Intanto nell'UE come nell'UA esistono le giovani e i giovani. Oggi penalizzati. Le ragazze africane, come le nostre, sono le stesse figlie di Lucy: i governi arrivano a farle studiare ma la loro carriera viene penalizzata e da professioniste esige che siano complici dell'omologazione. Sono sensibili ai loro diritti, vanno in piazza a chiedere leggi, lottano contro la violenza sessista, ma senza poter cambiare le politiche, né quelle di genere, né quelle contro le violenze e le guerre. E in famiglia ripetono la storia delle mamme.

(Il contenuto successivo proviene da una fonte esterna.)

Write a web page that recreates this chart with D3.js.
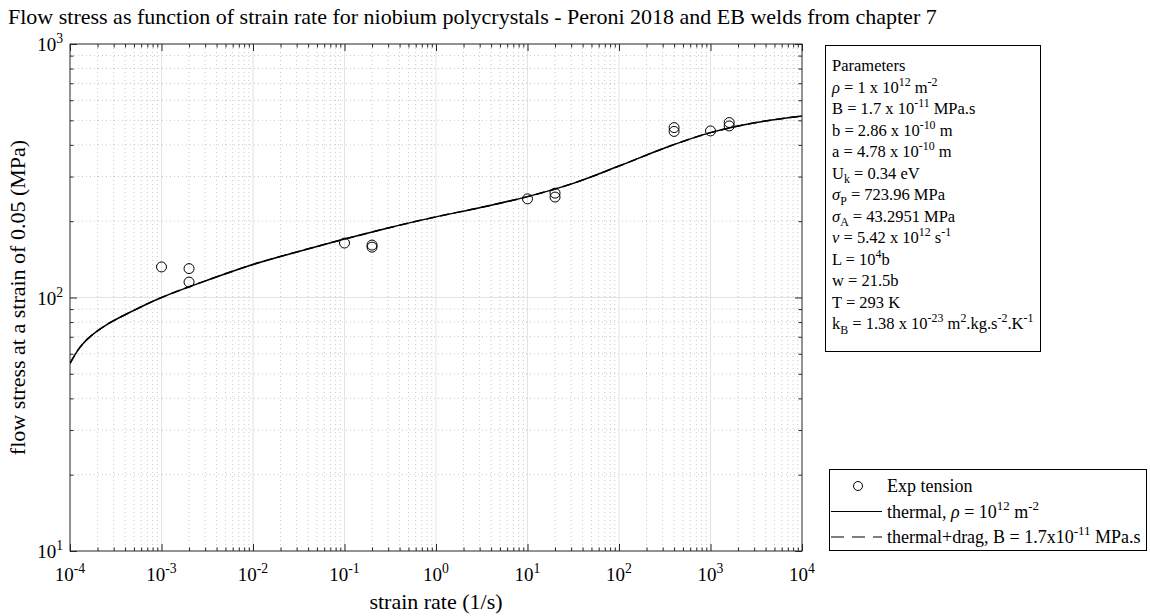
<!DOCTYPE html>
<html><head><meta charset="utf-8">
<script src="https://cdn.jsdelivr.net/npm/d3@7"></script>
<style>
body{margin:0;background:#fff;}
text{font-family:"Liberation Serif","Times New Roman",serif;fill:#000;}
</style></head>
<body><svg id="c" width="1150" height="616"></svg>
<script>
// ---- data ----
const titleText = "Flow stress as function of strain rate for niobium polycrystals - Peroni 2018 and EB welds from chapter 7";
const xLabelText = "strain rate (1/s)";
const yLabelText = "flow stress at a strain of 0.05 (MPa)";
const xTickExps = [-4,-3,-2,-1,0,1,2,3,4];
const yTickExps = [1,2,3];
const expRate   = [1e-3, 2e-3, 2e-3, 0.1, 0.2, 0.2, 10, 20, 20, 400, 400, 1000, 1600, 1600];
const expStress = [132, 130, 115, 164, 161, 158, 245, 258, 249, 468, 452, 454, 490, 475];
const modelRate     = [1e-4, 1.26e-4, 1.58e-4, 2.5e-4, 5e-4, 1e-3, 3.16e-3, 1e-2, 3.16e-2, 0.1, 0.316, 1, 3.16, 10, 31.6, 100, 316, 1000, 3160, 1e4];
const thermalStress = [55, 63, 69, 78, 89, 100, 117, 135, 152, 170, 189, 208, 227, 250, 282, 330, 389, 447, 490, 520];
const dragStress    = [55, 63, 69, 78, 89, 100, 117, 135, 152, 170, 189, 208, 227, 250, 282, 330, 389, 447, 490, 520];
const paramLines = [
  [["Parameters",""]],
  [[" ",""],["\u03C1","it"],[" = 1 x 10",""],["12","sup"],[" m",""],["-2","sup"]],
  [[" B = 1.7 x 10",""],["-11","sup"],[" MPa.s",""]],
  [[" b = 2.86 x 10",""],["-10","sup"],[" m",""]],
  [[" a = 4.78 x 10",""],["-10","sup"],[" m",""]],
  [[" U",""],["k","sub"],[" = 0.34 eV",""]],
  [[" ",""],["\u03C3","it"],["P","sub"],[" = 723.96 MPa",""]],
  [[" ",""],["\u03C3","it"],["A","sub"],[" = 43.2951 MPa",""]],
  [[" ",""],["\u03BD","it"],[" = 5.42 x 10",""],["12","sup"],[" s",""],["-1","sup"]],
  [[" L = 10",""],["4","sup"],["b",""]],
  [[" w = 21.5b",""]],
  [[" T = 293 K",""]],
  [[" k",""],["B","sub"],[" = 1.38 x 10",""],["-23","sup"],[" m",""],["2","sup"],[".kg.s",""],["-2","sup"],[".K",""],["-1","sup"]]
];
const legendItems = [
  {type:"marker", parts:[["Exp tension",""]]},
  {type:"solid", parts:[["thermal, ",""],["\u03C1","it"],[" = 10",""],["12","sup"],[" m",""],["-2","sup"]]},
  {type:"dashed", parts:[["thermal+drag, B = 1.7x10",""],["-11","sup"],[" MPa.s",""]]}
];

// ---- layout ----
const svg = d3.select("#c");
const L = 70, R = 802, T = 44, B = 551;
const x = d3.scaleLog().domain([1e-4,1e4]).range([L,R]);
const y = d3.scaleLog().domain([10,1000]).range([B,T]);

function richText(sel, parts, fs){
  let shift = 0;
  parts.forEach(([t,k])=>{
    const ts = sel.append("tspan").text(t);
    if(k==="sup"){ts.attr("font-size",fs*0.72).attr("dy",-fs*0.42-shift); shift=-fs*0.42;}
    else if(k==="sub"){ts.attr("font-size",fs*0.72).attr("dy",fs*0.3-shift); shift=fs*0.3;}
    else { ts.attr("dy",-shift); shift=0; if(k==="it") ts.attr("font-style","italic"); }
  });
}

// grid
const g = svg.append("g");
const minorX = [], minorY = [];
for(let e=-4;e<4;e++) for(let m=2;m<=9;m++) minorX.push(m*Math.pow(10,e));
for(let e=1;e<3;e++) for(let m=2;m<=9;m++) minorY.push(m*Math.pow(10,e));
g.selectAll(".mgx").data(minorX).join("line")
  .attr("x1",d=>x(d)).attr("x2",d=>x(d)).attr("y1",T).attr("y2",B)
  .attr("stroke","#c8c8c8").attr("stroke-width",1).attr("stroke-dasharray","1,3");
g.selectAll(".mgy").data(minorY).join("line")
  .attr("y1",d=>y(d)).attr("y2",d=>y(d)).attr("x1",L).attr("x2",R)
  .attr("stroke","#c8c8c8").attr("stroke-width",1).attr("stroke-dasharray","1,3");
g.selectAll(".Mgx").data(xTickExps.slice(1,-1)).join("line")
  .attr("x1",d=>x(Math.pow(10,d))).attr("x2",d=>x(Math.pow(10,d))).attr("y1",T).attr("y2",B)
  .attr("stroke","#e3e3e3").attr("stroke-width",1);
g.selectAll(".Mgy").data([2]).join("line")
  .attr("y1",d=>y(Math.pow(10,d))).attr("y2",d=>y(Math.pow(10,d))).attr("x1",L).attr("x2",R)
  .attr("stroke","#e3e3e3").attr("stroke-width",1);

// axes with inner ticks
const axCol = "#262626";
function addAxis(axisFn, scale, transform, vals, size){
  const a = svg.append("g").attr("transform",transform)
    .call(axisFn(scale).tickValues(vals).tickSize(size).tickFormat(""));
  a.select(".domain").remove();
  a.selectAll("line").attr("stroke",axCol);
}
const majX = xTickExps.map(e=>Math.pow(10,e)), majY = yTickExps.map(e=>Math.pow(10,e));
addAxis(d3.axisTop, x, `translate(0,${B})`, majX, 7);
addAxis(d3.axisTop, x, `translate(0,${B})`, minorX, 3.5);
addAxis(d3.axisBottom, x, `translate(0,${T})`, majX, 7);
addAxis(d3.axisBottom, x, `translate(0,${T})`, minorX, 3.5);
addAxis(d3.axisRight, y, `translate(${L},0)`, majY, 7);
addAxis(d3.axisRight, y, `translate(${L},0)`, minorY, 3.5);
addAxis(d3.axisLeft, y, `translate(${R},0)`, majY, 7);
addAxis(d3.axisLeft, y, `translate(${R},0)`, minorY, 3.5);
svg.append("rect").attr("x",L).attr("y",T).attr("width",R-L).attr("height",B-T)
  .attr("fill","none").attr("stroke",axCol).attr("stroke-width",1);

// tick labels
const fs = 19;
xTickExps.forEach(e=>{
  const t = svg.append("text").attr("x",x(Math.pow(10,e))).attr("y",581).attr("text-anchor","middle").attr("font-size",fs);
  richText(t,[["10",""],[String(e),"sup"]],fs);
});
yTickExps.forEach(e=>{
  const t = svg.append("text").attr("x",63).attr("y",y(Math.pow(10,e))+7).attr("text-anchor","end").attr("font-size",fs);
  richText(t,[["10",""],[String(e),"sup"]],fs);
});

// labels
svg.append("text").attr("x",8).attr("y",24).attr("font-size",22).text(titleText);
svg.append("text").attr("x",436).attr("y",609).attr("text-anchor","middle").attr("font-size",22).text(xLabelText);
svg.append("text").attr("transform",`translate(25,${(T+B)/2}) rotate(-90)`).attr("text-anchor","middle").attr("font-size",22).text(yLabelText);

// clip
svg.append("clipPath").attr("id","clp").append("rect").attr("x",L).attr("y",T).attr("width",R-L).attr("height",B-T);
const line = d3.line().x(d=>x(d[0])).y(d=>y(d[1])).curve(d3.curveCatmullRom.alpha(0.5));
svg.append("path").attr("clip-path","url(#clp)")
  .datum(modelRate.map((r,i)=>[r,thermalStress[i]]))
  .attr("d",line).attr("fill","none").attr("stroke","#000").attr("stroke-width",1.5);
svg.append("path").attr("clip-path","url(#clp)")
  .datum(modelRate.map((r,i)=>[r,dragStress[i]]))
  .attr("d",line).attr("fill","none").attr("stroke","#000").attr("stroke-width",1.5).attr("stroke-dasharray","9,5");
svg.selectAll(".pt").data(expRate.map((r,i)=>[r,expStress[i]])).join("circle")
  .attr("cx",d=>x(d[0])).attr("cy",d=>y(d[1])).attr("r",5)
  .attr("fill","none").attr("stroke","#000").attr("stroke-width",1);

// parameters box
svg.append("rect").attr("x",825.5).attr("y",45.5).attr("width",215).attr("height",306)
  .attr("fill","#fff").attr("stroke","#000").attr("stroke-width",1);
paramLines.forEach((parts,i)=>{
  const t = svg.append("text").attr("x",832).attr("y",71+i*21.5).attr("font-size",16.5);
  richText(t,parts,16.5);
});

// legend
const lg = svg.append("g");
lg.append("rect").attr("x",829.5).attr("y",469.5).attr("width",317).attr("height",81)
  .attr("fill","#fff").attr("stroke","#000").attr("stroke-width",1);
legendItems.forEach((it,i)=>{
  const cy = 486 + i*25.5;
  if(it.type==="marker"){
    lg.append("circle").attr("cx",858).attr("cy",cy).attr("r",4.5).attr("fill","none").attr("stroke","#000");
  } else {
    lg.append("line").attr("x1",831).attr("x2",882).attr("y1",cy).attr("y2",cy)
      .attr("stroke","#000").attr("stroke-width",1.2)
      .attr("stroke-dasharray",it.type==="dashed"?"13,8":null);
  }
  const t = lg.append("text").attr("x",887).attr("y",cy+6).attr("font-size",18);
  richText(t,it.parts,18);
});
</script></body></html>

Eppure sono le donne a sostenere ogni singolo paese africano con il loro lavoro, spesso più gravoso di quello maschile, ma soprattutto con la "cura" della "riproduzione" (intendendo per "cura" la presa di responsabilità su cose, persone e ambienti; e per "riproduzione" un compito tradizionalmente legato al ruolo femminile in cui non vogliono più essere sole). Ormai anche loro non dovrebbero solo contribuire alle opere della sopravvivenza e della convivenza, ma guidarle. Forse più che in altre aree, sono le africane che tengono in piedi un intero continente: mettono al mondo i bambini, alimentano, vestono, custodiscono le case degli uomini e, nella sostanza, gli Stati. Difficile che gli Stati capiscano che questo rovescia l'ordine delle priorità.